La loi du 9 juillet 1984, encadre plus strictement la procédure du placement en détention provisoire, notamment par l’instauration de débats contradictoires.[30] Cette loi fixe également une durée maximale d’un an de détention provisoire en matière correctionnelle, sauf cas exceptionnel.[31]

II. Le droit pénal substantiel

Les nombreuses réformes portées par Robert Badinter ont contribué à modifier, en substance, notre droit pénal. Parmi l’ensemble de cette œuvre, deux combats semblent se démarquer par l’importance que Robert Badinter leur accordait : d’une part, l’abolition du délit d’homosexualité et, d’autre part, la lutte contre l’antisémitisme et le négationnisme.

– L’abolition du délit d’homosexualité

C’est en 1791 que le crime de sodomie est aboli.
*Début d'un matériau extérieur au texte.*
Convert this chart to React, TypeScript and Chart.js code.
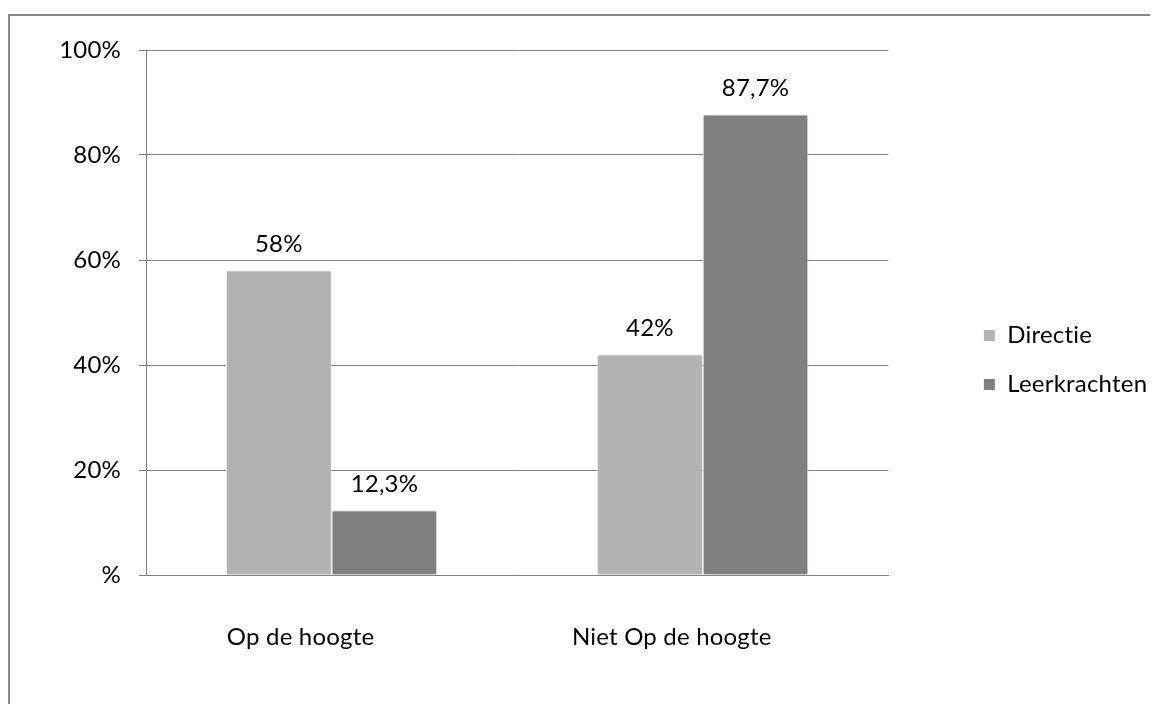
import React, { useEffect, useRef } from "react";
import { Chart, registerables } from "chart.js";

Chart.register(...registerables);

// Chart data
const categories = ["Op de hoogte", "Niet Op de hoogte"];
const seriesNames = ["Directie", "Leerkrachten"];
const directieValues = [58, 42];
const leerkrachtenValues = [12.3, 87.7];
const seriesColors = ["#b2b2b2", "#7f7f7f"];
const yTickValues = [0, 20, 40, 60, 80, 100];

const FONT = "Lato, 'Open Sans', sans-serif";

const formatPct = (v: number) => (v === 0 ? "%" : String(v).replace(".", ",") + "%");

// A touch of letter spacing keeps the font from forming "ti" ligatures
const textSpacing = {
  id: "textSpacing",
  beforeDraw(chart: any) {
    (chart.ctx as any).letterSpacing = "0.2px";
  },
};

// Soft shadow behind the bars plus value labels above each bar
const barDecor = {
  id: "barDecor",
  beforeDatasetsDraw(chart: any) {
    const ctx = chart.ctx;
    ctx.save();
    ctx.shadowColor = "rgba(0,0,0,0.28)";
    ctx.shadowBlur = 3;
    ctx.shadowOffsetX = 0;
    ctx.shadowOffsetY = 0;
  },
  afterDatasetsDraw(chart: any) {
    const ctx = chart.ctx;
    ctx.restore();
    ctx.save();
    ctx.font = `24px ${FONT}`;
    ctx.fillStyle = "#000";
    ctx.textAlign = "center";
    ctx.textBaseline = "middle";
    chart.data.datasets.forEach((ds: any, di: number) => {
      const meta = chart.getDatasetMeta(di);
      meta.data.forEach((bar: any, i: number) => {
        ctx.fillText(formatPct(ds.data[i]), bar.x, bar.y - 26);
      });
    });
    ctx.restore();
  },
};

export default function App() {
  const canvasRef = useRef<HTMLCanvasElement | null>(null);

  useEffect(() => {
    if (!canvasRef.current) return;
    const chart = new Chart(canvasRef.current, {
      type: "bar",
      data: {
        labels: categories,
        datasets: [
          {
            label: seriesNames[0],
            data: directieValues,
            backgroundColor: seriesColors[0],
            borderColor: "#ffffff",
            borderWidth: 1,
          },
          {
            label: seriesNames[1],
            data: leerkrachtenValues,
            backgroundColor: seriesColors[1],
            borderColor: "#ffffff",
            borderWidth: 1,
          },
        ],
      },
      options: {
        responsive: false,
        animation: false,
        devicePixelRatio: 1,
        layout: { padding: { left: 0, right: 10, top: 34, bottom: 34 } },
        datasets: {
          bar: { barPercentage: 1, categoryPercentage: 0.569 },
        },
        plugins: {
          tooltip: { enabled: false },
          title: { display: false },
          legend: {
            position: "right",
            align: "center",
            labels: {
              boxWidth: 12,
              boxHeight: 12,
              padding: 25,
              color: "#000",
              font: { family: FONT, size: 24 },
            },
          },
        },
        scales: {
          x: {
            grid: { display: false },
            border: { display: true, color: "#808080", width: 1 },
            ticks: {
              color: "#000",
              font: { family: FONT, size: 24 },
              padding: 40,
              labelOffset: -31,
              maxRotation: 0,
            },
            afterFit(s: any) {
              s.height = 95;
            },
          },
          y: {
            min: 0,
            max: 100,
            afterBuildTicks(s: any) {
              s.ticks = yTickValues.map((v) => ({ value: v }));
            },
            grid: {
              color: "#808080",
              lineWidth: 1,
              drawTicks: true,
              tickLength: 7,
            },
            border: { display: true, color: "#808080", width: 1 },
            ticks: {
              color: "#000",
              font: { family: FONT, size: 24 },
              padding: 18,
              callback: (v: any) => formatPct(Number(v)),
            },
            afterFit(s: any) {
              s.width = 136;
            },
          },
          gap: {
            type: "linear",
            position: "right",
            display: true,
            grid: { display: false },
            border: { display: false },
            ticks: { display: false },
            afterFit(s: any) {
              s.width = 70;
            },
          },
        },
      } as any,
      plugins: [textSpacing, barDecor],
    });
    return () => chart.destroy();
  }, []);

  return (
    <div style={{ width: 1150, height: 696, overflow: "hidden" }}>
      <div
        style={{
          marginTop: 6,
          width: 1160,
          height: 720,
          border: "2px solid #878787",
        }}
      >
        <canvas ref={canvasRef} width={1148} height={688} style={{ display: "block" }} />
      </div>
    </div>
  );
}
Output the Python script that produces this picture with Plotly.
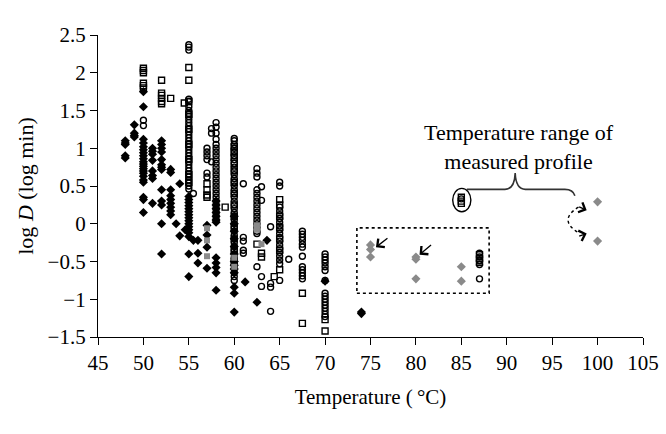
import plotly.graph_objects as go

# ---------------- data ----------------
# filled black diamonds
dia_temp = [48, 48, 48, 48, 48,
            49, 49, 49, 49,
            50, 50, 50, 50, 50, 50, 50, 50, 50, 50, 50, 50, 50, 50, 50, 50, 50, 50, 50, 50, 50,
            51, 51, 51, 51, 51, 51, 51, 51,
            52, 52, 52, 52, 52, 52, 52, 52, 52, 52, 52, 52, 52,
            53, 53, 53, 53, 53, 53, 53, 53, 53, 53.6,
            54, 54, 54.6,
            55, 55, 55, 55, 55, 55, 55, 55, 55, 55, 55, 55, 55, 55, 55, 55,
            55.5, 56, 56, 56,
            57, 57, 57, 57,
            58, 58, 58, 58, 58, 58, 58, 58, 58, 58, 58, 58,
            60, 60, 60, 60, 60, 60, 60, 60, 60, 60, 60, 60, 60,
            61.2, 62.5, 63.6, 70, 74, 74]
dia_logd = [1.10, 1.07, 1.05, 0.90, 0.87,
            1.31, 1.20, 1.17, 1.15,
            1.75, 1.55, 1.12, 1.07, 1.02, 0.98, 0.94, 0.90, 0.86, 0.82, 0.79, 0.76, 0.73, 0.70, 0.67, 0.63, 0.58, 0.55, 0.35, 0.32, 0.15,
            1.00, 0.96, 0.92, 0.84, 0.70, 0.64, 0.60, 0.27,
            1.10, 1.05, 1.00, 0.95, 0.85, 0.78, 0.75, 0.72, 0.45, 0.30, 0.25, 0.00, -0.40,
            0.72, 0.68, 0.45, 0.37, 0.32, 0.27, 0.22, 0.17, 0.12, 0.00,
            0.53, -0.16, -0.08,
            0.36, 0.32, 0.28, 0.24, 0.20, 0.16, 0.12, 0.08, 0.04, 0.00, -0.04, -0.08, -0.12, -0.17, -0.40, -0.70,
            -0.22, -0.22, -0.39, -0.52,
            -0.02, -0.15, -0.31, -0.59,
            0.30, 0.25, 0.20, 0.15, 0.10, 0.05, 0.02, -0.45, -0.52, -0.58, -0.65, -0.88,
            0.10, 0.00, -0.10, -0.20, -0.30, -0.40, -0.50, -0.55, -0.60, -0.65, -0.84, -0.92, -1.17,
            -0.77, -1.04, -0.22, -0.76, -1.17, -1.19]

# open circles
cir_temp = [50, 50,
            55, 55, 55, 55, 55, 55, 55, 55, 55, 55, 55, 55, 55, 55, 55, 55, 55, 55, 55, 55, 55, 55, 55, 55, 55, 55, 55, 55, 55, 55, 55, 55, 55,
            55.5,
            57, 57, 57, 57, 57, 57,
            57.5, 57.5, 57.5,
            58, 58, 58, 58, 58, 58, 58, 58, 58, 58, 58, 58, 58, 58, 58, 58, 58, 58, 58, 58, 58, 58, 58, 58, 58,
            60, 60, 60, 60, 60, 60, 60, 60, 60, 60, 60, 60, 60, 60, 60, 60, 60, 60, 60, 60,
            60, 60, 60, 60, 60, 60, 60, 60, 60, 60, 60, 60, 60, 60, 60, 60, 60, 60, 60,
            61, 61, 61, 61, 61,
            62.5, 62.5, 62.5, 62.5, 62.5, 62.5, 62.5, 62.5, 62.5, 62.5, 62.5, 62.5, 62.5, 62.5, 62.5, 62.5, 62.5,
            63, 63, 63, 63,
            64, 64, 64, 64,
            65, 65, 65, 65, 65, 65, 65, 65, 65, 65, 65, 65, 65, 65, 65, 65, 65, 65, 65,
            66,
            67.5, 67.5, 67.5, 67.5, 67.5, 67.5, 67.5, 67.5, 67.5, 67.5, 67.5, 67.5,
            70, 70, 70, 70, 70, 70, 70, 70, 70, 70, 70, 70, 70, 70, 70, 70,
            85,
            87, 87, 87, 87, 87]
cir_logd = [1.37, 1.30,
            2.37, 2.34, 2.30, 1.65, 1.62, 1.55, 1.50, 1.46, 1.42, 1.38, 1.34, 1.30, 1.26, 1.22, 1.18, 1.14, 1.10, 1.06, 1.02, 0.98, 0.94, 0.90, 0.86, 0.82, 0.78, 0.74, 0.70, 0.66, 0.62, 0.58, 0.54, 0.50, 0.46,
            0.40,
            1.00, 0.95, 0.90, 0.85, 0.67, 0.62,
            1.26, 1.20, 0.82,
            1.34, 1.28, 1.20, 1.12, 1.05, 1.00, 0.95, 0.90, 0.85, 0.80, 0.75, 0.70, 0.65, 0.60, 0.55, 0.50, 0.45, 0.40, 0.35, 0.30, 0.25, 0.20, 0.15, 0.10, 0.05,
            1.13, 1.10, 1.05, 1.00, 0.95, 0.90, 0.85, 0.80, 0.75, 0.70, 0.65, 0.60, 0.55, 0.50, 0.45, 0.40, 0.35, 0.30, 0.25, 0.20,
            0.15, 0.10, 0.05, 0.00, -0.05, -0.10, -0.15, -0.20, -0.25, -0.30, -0.35, -0.40, -0.45, -0.50, -0.55, -0.60, -0.65, -0.70, -0.75,
            0.53, -0.18, -0.23, -0.35, -0.39,
            0.73, 0.67, 0.62, 0.45, 0.40, 0.35, 0.30, 0.25, 0.20, 0.15, 0.10, 0.05, 0.00, -0.05, -0.10, -0.13, -0.57,
            0.49, 0.31, -0.70, -0.83,
            -0.04, -0.79, -0.84, -1.16,
            0.55, 0.50, 0.22, 0.17, 0.12, 0.07, 0.02, -0.03, -0.08, -0.13, -0.18, -0.23, -0.28, -0.33, -0.38, -0.43, -0.48, -0.53, -0.75,
            -0.47,
            -0.10, -0.14, -0.18, -0.22, -0.27, -0.31, -0.43, -0.57, -0.61, -0.65, -0.69, -0.73,
            -0.40, -0.44, -0.48, -0.52, -0.57, -0.62, -0.75, -0.92, -0.96, -1.00, -1.04, -1.08, -1.12, -1.16, -1.20, -1.23,
            0.33,
            -0.39, -0.44, -0.49, -0.54, -0.73]

# open squares
sq_temp = [50, 50, 50, 50, 50, 50,
           52, 52, 52, 52, 52, 52,
           53, 54.5,
           55, 55, 55, 55, 55, 55, 55, 55, 55,
           57, 57, 57, 57,
           59,
           60, 60, 60, 60, 60, 60, 60, 60, 60, 60, 60, 60, 60,
           62.5, 63, 63, 64.4,
           65, 65, 65, 65, 65, 65, 65,
           67.5, 67.5, 70, 70,
           85, 85, 85,
           87, 87, 87]
sq_logd = [2.06, 2.03, 2.00, 1.86, 1.83, 1.80,
           1.90, 1.73, 1.70, 1.66, 1.62, 1.59,
           1.66, 1.60,
           2.07, 1.90, 1.62, 1.45, 1.25, 1.05, 0.85, 0.65, 0.55,
           0.53, 0.45, 0.38, 0.35,
           0.22,
           1.02, 0.95, 0.88, 0.80, 0.70, 0.55, 0.40, 0.25, 0.10, -0.05, -0.20, -0.35, -0.50,
           -0.27, -0.39, -0.44, -0.70,
           0.32, 0.25, 0.10, -0.05, -0.20, -0.35, -0.61,
           -0.92, -1.32, -1.27, -1.42,
           0.35, 0.30, 0.27,
           -0.41, -0.46, -0.51]

# grey filled squares
gsq_temp = [57, 57, 57, 60, 60, 62.5, 62.5, 63]
gsq_logd = [-0.06, -0.22, -0.43, -0.45, -0.57, -0.02, -0.08, -0.27]

# grey diamonds (measured profile)
gdia_temp = [75, 75, 75, 80, 80, 80, 85, 85, 100, 100]
gdia_logd = [-0.28, -0.34, -0.44, -0.44, -0.47, -0.73, -0.57, -0.76, 0.29, -0.23]

x_ticks = [45, 50, 55, 60, 65, 70, 75, 80, 85, 90, 95, 100, 105]
y_ticks = [-1.5, -1, -0.5, 0, 0.5, 1, 1.5, 2, 2.5]

# ---------------- figure ----------------
FONT = "Liberation Serif"
fig = go.Figure()
fig.add_trace(go.Scatter(x=cir_temp, y=cir_logd, mode="markers",
                         marker=dict(symbol="circle-open", size=6, color="black", line=dict(width=1.4))))
fig.add_trace(go.Scatter(x=sq_temp, y=sq_logd, mode="markers",
                         marker=dict(symbol="square-open", size=6, color="black", line=dict(width=1.4))))
fig.add_trace(go.Scatter(x=dia_temp, y=dia_logd, mode="markers",
                         marker=dict(symbol="diamond", size=7, color="black", line=dict(width=0))))
fig.add_trace(go.Scatter(x=gsq_temp, y=gsq_logd, mode="markers",
                         marker=dict(symbol="square", size=6, color="#8a8a8a", line=dict(width=0))))
fig.add_trace(go.Scatter(x=gdia_temp, y=gdia_logd, mode="markers",
                         marker=dict(symbol="diamond", size=7, color="#8a8a8a", line=dict(width=0))))

fig.update_layout(
    width=666, height=434,
    margin=dict(l=98, r=23, t=35, b=97, autoexpand=False),
    paper_bgcolor="white", plot_bgcolor="white",
    showlegend=False,
    font=dict(family=FONT, color="black", size=21),
    xaxis=dict(range=[45, 105], tickvals=x_ticks, showline=True, linecolor="black", linewidth=1.3,
               ticks="outside", ticklen=7, tickwidth=1.3, tickcolor="black", automargin=False,
               showgrid=False, zeroline=False, tickfont=dict(size=21, family=FONT),
               title=dict(text="Temperature (\u2009°C)", font=dict(size=21, family=FONT), standoff=14)),
    yaxis=dict(range=[-1.5, 2.5], tickvals=y_ticks, showline=True, linecolor="black", linewidth=1.3,
               ticks="outside", ticklen=7, tickwidth=1.3, tickcolor="black", automargin=False,
               showgrid=False, zeroline=False, tickfont=dict(size=21, family=FONT),
               title=dict(text="log <i>D</i> (log min)", font=dict(size=22, family=FONT), standoff=7)),
)

# dotted rectangle around the measured-profile points
fig.add_shape(type="rect", x0=73.5, x1=88.06, y0=-0.92, y1=-0.055,
              line=dict(color="black", width=1.6, dash="dot"))
# ellipse around the 85 °C point
fig.add_shape(type="circle", x0=84.05, x1=86.05, y0=0.158, y1=0.468,
              line=dict(color="black", width=1.4))
# curly brace
fig.add_shape(type="path",
              path="M 85.6,0.455 L 89.8,0.455 Q 90.85,0.455 90.93,0.671 Q 91.0,0.455 92.05,0.455 "
                   "L 96.4,0.455 Q 97.3,0.455 97.5,0.37",
              line=dict(color="#333333", width=1.6))
# dotted curve near 100 °C
fig.add_shape(type="path", path="M 97.9,0.22 Q 95.6,0.05 97.9,-0.12",
              line=dict(color="black", width=1.4, dash="dot"))

fig.add_annotation(x=91.37, y=1.016, text="Temperature range of<br>measured profile",
                   showarrow=False, font=dict(size=22, family=FONT), align="center")
# arrows
for (hx, hy, ax, ay) in [(75.6, -0.31, 13, -10), (80.4, -0.41, 13, -11),
                         (98.8, 0.18, -9, -4), (98.8, -0.13, -9, 3)]:
    fig.add_annotation(x=hx, y=hy, ax=ax, ay=ay, text="", showarrow=True,
                       arrowhead=4, arrowsize=1.6, arrowwidth=1.3, arrowcolor="black")

fig.write_html("out.html", config={"displayModeBar": False},
               post_script="document.body.style.margin='0';document.body.style.padding='0';")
Pourtant, le Régime de Vichy marque un recul considérable en la matière en modifiant l’article 334 de l’ancien Code pénal et en punissant « d’un emprisonnement de six mois à trois ans et d’une amende de 200 à 60.000 francs quiconque aura […] pour satisfaire ses propres passions, commis un ou plusieurs actes impudiques ou contre nature avec un mineur de son sexe âgé de moins de vingt et un ans ».[32] A la libération, cette incrimination est re numérotée à l’article 331 du Code pénal parmi les attentats à la pudeur sans violence.[33] Dans une décision du 19 décembre 1980, le Conseil constitutionnel estime que l’alinéa 2 de l’article 331 du Code pénal qui prévoit « une sanction pénale à l’encontre de la personne qui aura commis un acte impudique ou contre nature avec un mineur de dix-huit ans lorsqu’il appartient au même sexe », ne contrevient pas au principe d’égalité devant la loi pénale en ce que la loi relative à la répression des attentats aux mœurs peut « sans méconnaitre le principe d’égalité, distinguer, pour la protection des mineurs, les actes accomplis entre personnes du même sexe de ceux accomplis entre personnes de sexe différent ».[34]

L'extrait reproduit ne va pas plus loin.